Pourquoi avoir choisi le placage de bouleau ?
— C'est un matériau qui a fait ses preuves. Nous faisons jusqu'à 30 couches, ce qui nous permet d'obtenir une base très solide et durable. Ce type de placage ne gonfle pas, ne se casse pas et la yourte peut durer des décennies. Nous voulons que la yourte ne soit pas un « achat d'un jour », mais qu'elle se transmette de génération en génération, en préservant les valeurs familiales sous un même chanyrak.
Comment les gens, en particulier les jeunes, réagissent-ils aujourd'hui aux yourtes ?
— Très positivement. Les jeunes sont à la recherche de leurs racines, ils s'intéressent à l'histoire, et notre tâche est de la raconter correctement. De montrer que la yourte n'est pas une chose archaïque, mais une tradition vivante qui peut exister de manière organique dans le monde moderne.
Combien de temps faut-il pour monter votre yourte ? Est-elle facile à déplacer ?
— Elle se monte assez rapidement. Notre yourte est très légère : alors qu'avant, seul un homme pouvait soulever le chanyrak, maintenant une femme peut le faire facilement. Nous la peignons dans de belles nuances de bois afin de préserver une atmosphère proche de l'esprit de nos ancêtres.
Comment voyez-vous le développement de votre entreprise et la popularité des yourtes ?
— Nous sommes en négociations avec des partenaires et nous voulons nous développer sur le marché étranger. Notre objectif est que chaque habitant du Kazakhstan ait la possibilité d'installer une yourte dans sa cour. Nous préparons également des yourtes à la location.

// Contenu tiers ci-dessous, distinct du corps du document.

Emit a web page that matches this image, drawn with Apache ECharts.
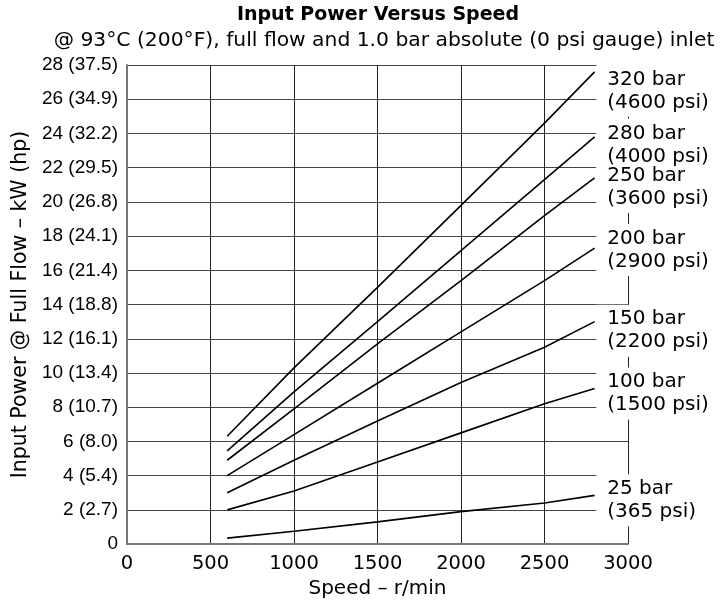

Pour vous, la yourte est-elle une affaire, une mission ou quelque chose de plus ?
— C'est assurément plus qu'une affaire. Je vis et je dors moi-même dans une yourte avec mon mari. Pour moi, la yourte, c'est un retour à soi. Tout y est naturel et écologique. C'est ma mission : créer des yourtes qui deviendront des nids familiaux pour les familles. À l'avenir, nous prévoyons de développer des yourtes à plusieurs pièces afin que les familles puissent vivre sous un même chanyrak au sens propre du terme.
Si vous deviez décrire la yourte en trois mots, quels seraient-ils ?
— Maison commune, cœur, lieu de pouvoir.